(Source code of charts)
━━━━

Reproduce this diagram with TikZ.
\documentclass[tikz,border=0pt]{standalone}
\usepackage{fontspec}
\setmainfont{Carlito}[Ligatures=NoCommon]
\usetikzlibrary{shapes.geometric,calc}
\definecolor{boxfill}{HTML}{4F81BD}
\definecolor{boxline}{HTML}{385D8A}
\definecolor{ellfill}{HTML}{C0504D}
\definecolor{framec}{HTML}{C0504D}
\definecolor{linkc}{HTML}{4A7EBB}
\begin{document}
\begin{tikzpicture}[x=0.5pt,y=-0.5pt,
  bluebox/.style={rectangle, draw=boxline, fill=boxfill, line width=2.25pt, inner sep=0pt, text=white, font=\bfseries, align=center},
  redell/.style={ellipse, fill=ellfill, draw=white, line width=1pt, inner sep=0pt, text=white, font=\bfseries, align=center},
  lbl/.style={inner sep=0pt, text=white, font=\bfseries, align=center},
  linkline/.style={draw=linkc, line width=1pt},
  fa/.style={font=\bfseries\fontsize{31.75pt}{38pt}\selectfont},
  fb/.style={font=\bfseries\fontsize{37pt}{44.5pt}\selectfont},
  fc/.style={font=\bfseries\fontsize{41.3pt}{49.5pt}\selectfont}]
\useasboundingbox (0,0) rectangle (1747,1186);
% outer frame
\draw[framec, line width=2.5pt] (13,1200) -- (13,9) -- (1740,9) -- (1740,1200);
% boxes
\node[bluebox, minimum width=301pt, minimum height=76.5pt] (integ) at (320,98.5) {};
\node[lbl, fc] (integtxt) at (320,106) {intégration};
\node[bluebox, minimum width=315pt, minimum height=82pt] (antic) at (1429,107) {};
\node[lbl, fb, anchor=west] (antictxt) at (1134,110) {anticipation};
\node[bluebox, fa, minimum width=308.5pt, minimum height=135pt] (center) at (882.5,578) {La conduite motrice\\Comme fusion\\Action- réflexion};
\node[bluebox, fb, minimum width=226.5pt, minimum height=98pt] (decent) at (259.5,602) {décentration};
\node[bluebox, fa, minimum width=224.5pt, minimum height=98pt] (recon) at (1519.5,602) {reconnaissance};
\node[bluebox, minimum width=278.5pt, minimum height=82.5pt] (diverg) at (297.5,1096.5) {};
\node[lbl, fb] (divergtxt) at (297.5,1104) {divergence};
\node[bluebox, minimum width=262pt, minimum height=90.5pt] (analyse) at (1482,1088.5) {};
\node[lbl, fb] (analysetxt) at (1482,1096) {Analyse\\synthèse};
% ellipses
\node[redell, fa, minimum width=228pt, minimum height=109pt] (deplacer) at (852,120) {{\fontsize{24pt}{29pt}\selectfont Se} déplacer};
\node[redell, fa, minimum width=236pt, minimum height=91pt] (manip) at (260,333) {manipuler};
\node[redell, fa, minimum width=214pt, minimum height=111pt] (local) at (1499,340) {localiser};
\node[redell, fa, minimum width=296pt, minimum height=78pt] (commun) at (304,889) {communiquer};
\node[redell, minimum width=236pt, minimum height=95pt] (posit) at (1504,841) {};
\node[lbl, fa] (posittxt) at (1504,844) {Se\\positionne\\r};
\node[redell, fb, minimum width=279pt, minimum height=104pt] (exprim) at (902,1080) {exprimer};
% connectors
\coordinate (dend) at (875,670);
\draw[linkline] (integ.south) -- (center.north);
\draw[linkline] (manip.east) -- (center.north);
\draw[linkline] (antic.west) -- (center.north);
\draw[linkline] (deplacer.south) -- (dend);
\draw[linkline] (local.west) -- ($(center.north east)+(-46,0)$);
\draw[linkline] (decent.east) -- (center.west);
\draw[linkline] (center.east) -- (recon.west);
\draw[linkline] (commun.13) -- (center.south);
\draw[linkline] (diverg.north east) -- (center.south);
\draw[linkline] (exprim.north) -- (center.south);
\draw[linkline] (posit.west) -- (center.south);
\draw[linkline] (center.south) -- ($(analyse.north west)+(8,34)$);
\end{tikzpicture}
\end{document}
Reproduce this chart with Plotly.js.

━━━━

Repeat the listing exactly, from its first line to its last.

Reproduce this diagram with TikZ.
\documentclass[tikz,border=0pt]{standalone}
\usepackage{fontspec}
\setmainfont{Carlito}[Ligatures=NoCommon]
\usetikzlibrary{shapes.geometric,calc}
\definecolor{boxfill}{HTML}{4F81BD}
\definecolor{boxline}{HTML}{385D8A}
\definecolor{ellfill}{HTML}{C0504D}
\definecolor{framec}{HTML}{C0504D}
\definecolor{linkc}{HTML}{4A7EBB}
\begin{document}
\begin{tikzpicture}[x=0.5pt,y=-0.5pt,
  bluebox/.style={rectangle, draw=boxline, fill=boxfill, line width=2.25pt, inner sep=0pt, text=white, font=\bfseries, align=center},
  redell/.style={ellipse, fill=ellfill, draw=white, line width=1pt, inner sep=0pt, text=white, font=\bfseries, align=center},
  lbl/.style={inner sep=0pt, text=white, font=\bfseries, align=center},
  linkline/.style={draw=linkc, line width=1pt},
  fa/.style={font=\bfseries\fontsize{31.75pt}{38pt}\selectfont},
  fb/.style={font=\bfseries\fontsize{37pt}{44.5pt}\selectfont},
  fc/.style={font=\bfseries\fontsize{41.3pt}{49.5pt}\selectfont}]
\useasboundingbox (0,0) rectangle (1747,1186);
% outer frame
\draw[framec, line width=2.5pt] (13,1200) -- (13,9) -- (1740,9) -- (1740,1200);
% boxes
\node[bluebox, minimum width=301pt, minimum height=76.5pt] (integ) at (320,98.5) {};
\node[lbl, fc] (integtxt) at (320,106) {intégration};
\node[bluebox, minimum width=315pt, minimum height=82pt] (antic) at (1429,107) {};
\node[lbl, fb, anchor=west] (antictxt) at (1134,110) {anticipation};
\node[bluebox, fa, minimum width=308.5pt, minimum height=135pt] (center) at (882.5,578) {La conduite motrice\\Comme fusion\\Action- réflexion};
\node[bluebox, fb, minimum width=226.5pt, minimum height=98pt] (decent) at (259.5,602) {décentration};
\node[bluebox, fa, minimum width=224.5pt, minimum height=98pt] (recon) at (1519.5,602) {reconnaissance};
\node[bluebox, minimum width=278.5pt, minimum height=82.5pt] (diverg) at (297.5,1096.5) {};
\node[lbl, fb] (divergtxt) at (297.5,1104) {divergence};
\node[bluebox, minimum width=262pt, minimum height=90.5pt] (analyse) at (1482,1088.5) {};
\node[lbl, fb] (analysetxt) at (1482,1096) {Analyse\\synthèse};
% ellipses
\node[redell, fa, minimum width=228pt, minimum height=109pt] (deplacer) at (852,120) {{\fontsize{24pt}{29pt}\selectfont Se} déplacer};
\node[redell, fa, minimum width=236pt, minimum height=91pt] (manip) at (260,333) {manipuler};
\node[redell, fa, minimum width=214pt, minimum height=111pt] (local) at (1499,340) {localiser};
\node[redell, fa, minimum width=296pt, minimum height=78pt] (commun) at (304,889) {communiquer};
\node[redell, minimum width=236pt, minimum height=95pt] (posit) at (1504,841) {};
\node[lbl, fa] (posittxt) at (1504,844) {Se\\positionne\\r};
\node[redell, fb, minimum width=279pt, minimum height=104pt] (exprim) at (902,1080) {exprimer};
% connectors
\coordinate (dend) at (875,670);
\draw[linkline] (integ.south) -- (center.north);
\draw[linkline] (manip.east) -- (center.north);
\draw[linkline] (antic.west) -- (center.north);
\draw[linkline] (deplacer.south) -- (dend);
\draw[linkline] (local.west) -- ($(center.north east)+(-46,0)$);
\draw[linkline] (decent.east) -- (center.west);
\draw[linkline] (center.east) -- (recon.west);
\draw[linkline] (commun.13) -- (center.south);
\draw[linkline] (diverg.north east) -- (center.south);
\draw[linkline] (exprim.north) -- (center.south);
\draw[linkline] (posit.west) -- (center.south);
\draw[linkline] (center.south) -- ($(analyse.north west)+(8,34)$);
\end{tikzpicture}
\end{document}
Reproduce this chart with Plotly.js.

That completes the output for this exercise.